▸ **SET PROBLEM**: From the first line of the listing below to the line with "const laktatLines = [4.0, 2.0];", print each line exactly, and nothing more. Leave out the pictures.

Start of EXERCISE MATERIAL

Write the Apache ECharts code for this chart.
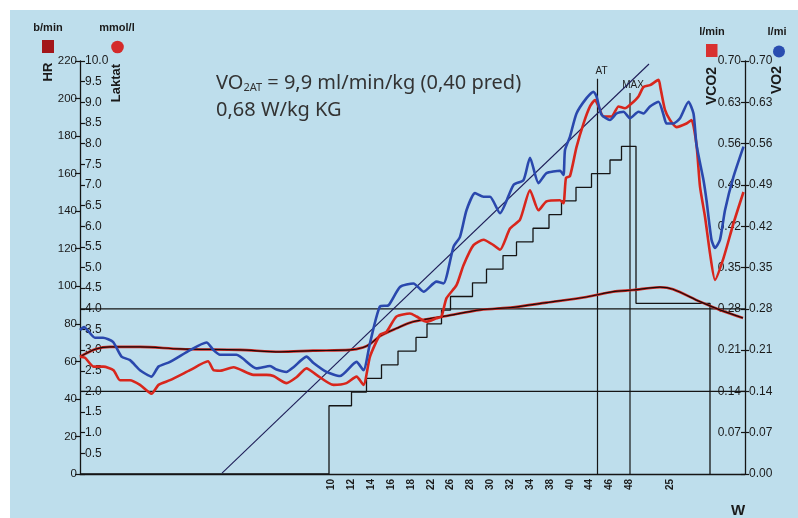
<!DOCTYPE html>
<html><head><meta charset="utf-8">
<script src="https://cdn.jsdelivr.net/npm/echarts@6/dist/echarts.min.js"></script>
<style>
html,body{margin:0;padding:0;background:#fff;}
#c{width:798px;height:518px;background:linear-gradient(#bedeec,#bedeec) 10px 10px/788px 508px no-repeat #fff;}
</style></head><body><div id="c"></div>
<script>
// ---- data (time in s) ----
const xLabelPos  = [503,543,583,623,663,703,741,781,821,860,901,941,980,1018,1058,1098,1180];
const xLabelText = ['10','12','14','16','18','22','26','28','30','32','34','38','40','44','46','48','25'];

const wTimes = [0,498,543,573,603,636,672,694,723,741,785,813,846,873,906,938,963,992,1023,1060,1083,1112,1260];
const wLoad  = [0,10,12,14,16,18,20,22,24,26,28,30,32,34,36,38,40,42,44,46,48,25,0];

const laktatLines = [4.0, 2.0];

const atLine  = [[1035,0],[1035,210.5]];
const maxLine = [[1100,0],[1100,203]];
const slopeLine = [[284,0.5],[1138,218.4]];

const hrData = [[0,62.5],[32,66.6],[60,67.7],[120,67.7],[200,66.6],[320,66.1],[400,65.1],[466,65.7],[540,66.1],[566,67.4],[580,69.2],[600,73.5],[633,77.6],[666,81.1],[733,84.2],[800,87.4],[866,88.8],[933,91.3],[1013,94.3],[1066,97.1],[1106,98.0],[1160,99.5],[1186,98.4],[1240,91.8],[1280,87.4],[1326,83.1]];

const vo2Data = [[0,0.244],[8,0.249],[30,0.231],[46,0.231],[66,0.224],[83,0.199],[100,0.193],[120,0.176],[143,0.165],[157,0.182],[180,0.190],[220,0.210],[253,0.223],[267,0.210],[280,0.202],[313,0.202],[353,0.179],[380,0.183],[393,0.177],[413,0.173],[427,0.181],[453,0.199],[467,0.188],[493,0.173],[520,0.166],[553,0.190],[567,0.176],[580,0.222],[600,0.284],[617,0.286],[640,0.317],[667,0.323],[687,0.309],[713,0.326],[727,0.323],[747,0.385],[760,0.402],[773,0.447],[790,0.476],[807,0.470],[820,0.470],[840,0.442],[867,0.490],[887,0.498],[900,0.536],[917,0.493],[933,0.510],[960,0.514],[967,0.507],[970,0.549],[980,0.572],[993,0.611],[1013,0.637],[1027,0.648],[1033,0.640],[1043,0.609],[1060,0.600],[1073,0.611],[1087,0.614],[1100,0.603],[1117,0.614],[1127,0.611],[1140,0.623],[1157,0.631],[1167,0.609],[1173,0.594],[1187,0.594],[1200,0.603],[1217,0.631],[1227,0.611],[1233,0.558],[1247,0.498],[1253,0.464],[1263,0.397],[1270,0.383],[1280,0.397],[1290,0.447],[1307,0.504],[1327,0.555]];

const vco2Data = [[0,0.199],[10,0.197],[27,0.182],[47,0.182],[67,0.176],[80,0.159],[100,0.159],[120,0.151],[143,0.136],[157,0.151],[180,0.159],[220,0.176],[256,0.191],[267,0.176],[280,0.175],[307,0.181],[347,0.168],[373,0.168],[387,0.166],[413,0.154],[433,0.164],[453,0.179],[473,0.168],[507,0.151],[533,0.154],[553,0.165],[567,0.151],[580,0.199],[600,0.236],[613,0.241],[633,0.267],[660,0.272],[673,0.267],[693,0.258],[713,0.264],[723,0.267],[733,0.298],[753,0.320],[767,0.354],[787,0.388],[807,0.397],[827,0.388],[840,0.380],[860,0.416],[880,0.431],[900,0.481],[917,0.447],[933,0.462],[960,0.464],[967,0.459],[972,0.502],[980,0.505],[993,0.554],[1007,0.594],[1020,0.623],[1030,0.634],[1037,0.623],[1047,0.606],[1063,0.606],[1077,0.623],[1090,0.620],[1103,0.628],[1117,0.640],[1127,0.656],[1140,0.659],[1157,0.668],[1161,0.654],[1170,0.617],[1180,0.600],[1193,0.588],[1213,0.594],[1223,0.600],[1233,0.558],[1240,0.487],[1250,0.436],[1260,0.374],[1270,0.329],[1287,0.366],[1307,0.425],[1327,0.478]];

// ---- chart ----
const chart = echarts.init(document.getElementById('c'), null, {renderer:'canvas'});
const AX = '#151515';
const numFont = "'Liberation Sans', Arial, sans-serif";
const wSteps = wTimes.map((t,i)=>[t,wLoad[i]]);

function markerLine(name, pts, text, off){
  return {name, type:'line', yAxisIndex:0, symbol:'circle', symbolSize:1, showSymbol:true,
    itemStyle:{color:'rgba(0,0,0,0)'},
    data:[pts[0], {value:pts[1], label:{show:true, formatter:text, position:'top', distance:2, offset:off,
      fontSize:10, color:'#222', fontFamily:numFont}}],
    lineStyle:{color:AX,width:1.2}, z:1};
}

const option = {
  animation:false,
  backgroundColor:'transparent',
  grid:{left:80,right:53,top:61,bottom:44,containLabel:false},
  xAxis:{type:'value',min:0,max:1330,
    axisLine:{show:true,lineStyle:{color:AX,width:1.3}},
    axisTick:{show:false},splitLine:{show:false},
    axisLabel:{customValues:xLabelPos,rotate:90,margin:5,fontSize:10,fontWeight:'bold',color:'#1a1a1a',fontFamily:numFont,
      formatter:v=>{const i=xLabelPos.indexOf(v);return i>=0?xLabelText[i]:'';}}
  },
  yAxis:[
    {type:'value',position:'left',offset:0,min:0,max:220,interval:20,
      axisLine:{show:true,lineStyle:{color:AX,width:1.3}},
      axisTick:{show:true,length:5,lineStyle:{color:AX,width:1.2}},
      axisLabel:{fontSize:11.5,color:'#1a1a1a',margin:3,fontFamily:numFont},splitLine:{show:false}},
    {type:'value',position:'left',offset:0,min:0,max:10,interval:0.5,
      axisLine:{show:false},
      axisTick:{show:true,inside:true,length:5,lineStyle:{color:AX,width:1.2}},
      axisLabel:{inside:true,fontSize:12,color:'#1a1a1a',margin:5,fontFamily:numFont,formatter:v=>v===0?'':v.toFixed(1)},splitLine:{show:false}},
    {type:'value',position:'right',offset:0,min:0,max:0.7,interval:0.07,
      axisLine:{show:true,lineStyle:{color:AX,width:1.3}},
      axisTick:{show:true,inside:true,length:4,lineStyle:{color:AX,width:1.2}},
      axisLabel:{inside:true,fontSize:12,color:'#1a1a1a',margin:4,fontFamily:numFont,formatter:v=>v===0?'':v.toFixed(2)},splitLine:{show:false}},
    {type:'value',position:'right',offset:0,min:0,max:0.7,interval:0.07,
      axisLine:{show:false},
      axisTick:{show:true,length:4,lineStyle:{color:AX,width:1.2}},
      axisLabel:{fontSize:12,color:'#1a1a1a',margin:4,fontFamily:numFont,formatter:v=>v.toFixed(2)},splitLine:{show:false}},
    {type:'value',show:false,min:0,max:60.5}
  ],
  series:[
    {name:'Laktat 4',type:'line',yAxisIndex:1,data:[[0,laktatLines[0]],[1330,laktatLines[0]]],symbol:'none',lineStyle:{color:AX,width:1.3},z:1},
    {name:'Laktat 2',type:'line',yAxisIndex:1,data:[[0,laktatLines[1]],[1330,laktatLines[1]]],symbol:'none',lineStyle:{color:AX,width:1.3},z:1},
    {name:'W',type:'line',yAxisIndex:4,step:'end',data:wSteps,symbol:'none',lineStyle:{color:AX,width:1.3},z:1},
    markerLine('AT', atLine, 'AT', [4,0]),
    markerLine('MAX', maxLine, 'MAX', [3,0]),
    {name:'slope',type:'line',yAxisIndex:0,data:slopeLine,symbol:'none',lineStyle:{color:'#1e1e58',width:1.1},z:2},
    {name:'HR',type:'line',yAxisIndex:0,data:hrData,symbol:'none',smooth:0.3,lineStyle:{color:'#d42a22',width:2.6},z:3},
    {name:'HR2',type:'line',yAxisIndex:0,data:hrData,symbol:'none',smooth:0.3,lineStyle:{color:'#1a0a0a',width:1.2},z:3},
    {name:'VCO2',type:'line',yAxisIndex:2,data:vco2Data,symbol:'none',smooth:0.2,lineStyle:{color:'#d8261c',width:2.6},z:4},
    {name:'VO2',type:'line',yAxisIndex:3,data:vo2Data,symbol:'none',smooth:0.2,lineStyle:{color:'#2a48ad',width:2.6},z:5}
  ],
  graphic:[
    {type:'text',x:48,y:28,style:{text:'b/min',fontSize:11,fontWeight:'bold',fill:'#1a1a1a',fontFamily:numFont,align:'center',verticalAlign:'middle'}},
    {type:'text',x:117,y:28,style:{text:'mmol/l',fontSize:11,fontWeight:'bold',fill:'#1a1a1a',fontFamily:numFont,align:'center',verticalAlign:'middle'}},
    {type:'rect',shape:{x:42,y:40,width:12,height:13},style:{fill:'#a3161a'}},
    {type:'circle',shape:{cx:117.5,cy:47,r:6.3},style:{fill:'#d42a2a'}},
    {type:'text',x:48,y:72,rotation:Math.PI/2,style:{text:'HR',fontSize:13,fontWeight:'bold',fill:'#1a1a1a',fontFamily:numFont,align:'center',verticalAlign:'middle'}},
    {type:'text',x:116.5,y:83,rotation:Math.PI/2,style:{text:'Laktat',fontSize:13,fontWeight:'bold',fill:'#1a1a1a',fontFamily:numFont,align:'center',verticalAlign:'middle'}},
    {type:'text',x:712,y:32,style:{text:'l/min',fontSize:11,fontWeight:'bold',fill:'#1a1a1a',fontFamily:numFont,align:'center',verticalAlign:'middle'}},
    {type:'text',x:777,y:32,style:{text:'l/mi',fontSize:11,fontWeight:'bold',fill:'#1a1a1a',fontFamily:numFont,align:'center',verticalAlign:'middle'}},
    {type:'rect',shape:{x:706,y:44,width:11.5,height:13},style:{fill:'#d93030'}},
    {type:'circle',shape:{cx:779,cy:51.5,r:6},style:{fill:'#2a4db0'}},
    {type:'text',x:712.5,y:86,rotation:Math.PI/2,style:{text:'VCO2',fontSize:14,fontWeight:'bold',fill:'#1a1a1a',fontFamily:numFont,align:'center',verticalAlign:'middle'}},
    {type:'text',x:777.5,y:80,rotation:Math.PI/2,style:{text:'VO2',fontSize:14,fontWeight:'bold',fill:'#1a1a1a',fontFamily:numFont,align:'center',verticalAlign:'middle'}},
    {type:'text',x:738,y:511,style:{text:'W',fontSize:15,fontWeight:'bold',fill:'#1a1a1a',fontFamily:numFont,align:'center',verticalAlign:'middle'}},
    {type:'text',x:216,y:68,style:{text:'{a|VO}{s|2AT}{a| = 9,9 ml/min/kg (0,40 pred)}',
      rich:{a:{fontSize:20,fontFamily:"'Noto Sans', sans-serif",fill:'#333',lineHeight:25,verticalAlign:'bottom'},
            s:{fontSize:11,fontFamily:"'Noto Sans', sans-serif",fill:'#333',lineHeight:11,verticalAlign:'bottom'}},
      align:'left',verticalAlign:'top'}},
    {type:'text',x:216,y:98,style:{text:'0,68 W/kg KG',fontSize:20,fontFamily:"'Noto Sans', sans-serif",fill:'#333',lineHeight:25,align:'left',verticalAlign:'top'}}
  ]
};
chart.setOption(option);
</script></body></html>
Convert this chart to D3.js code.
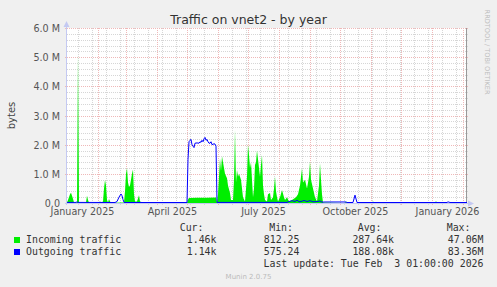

End of EXERCISE MATERIAL

▸ **FULL OUTPUT**:
Write the Apache ECharts code for this chart.
<!DOCTYPE html>
<html><head><meta charset="utf-8">
<script src="https://cdn.jsdelivr.net/npm/echarts@6/dist/echarts.min.js"></script>
<style>
html,body{margin:0;padding:0;background:#fff;}
#c{width:798px;height:518px;background:linear-gradient(#bedeec,#bedeec) 10px 10px/788px 508px no-repeat #fff;}
</style></head><body><div id="c"></div>
<script>
// ---- data (time in s) ----
const xLabelPos  = [503,543,583,623,663,703,741,781,821,860,901,941,980,1018,1058,1098,1180];
const xLabelText = ['10','12','14','16','18','22','26','28','30','32','34','38','40','44','46','48','25'];

const wTimes = [0,498,543,573,603,636,672,694,723,741,785,813,846,873,906,938,963,992,1023,1060,1083,1112,1260];
const wLoad  = [0,10,12,14,16,18,20,22,24,26,28,30,32,34,36,38,40,42,44,46,48,25,0];

const laktatLines = [4.0, 2.0];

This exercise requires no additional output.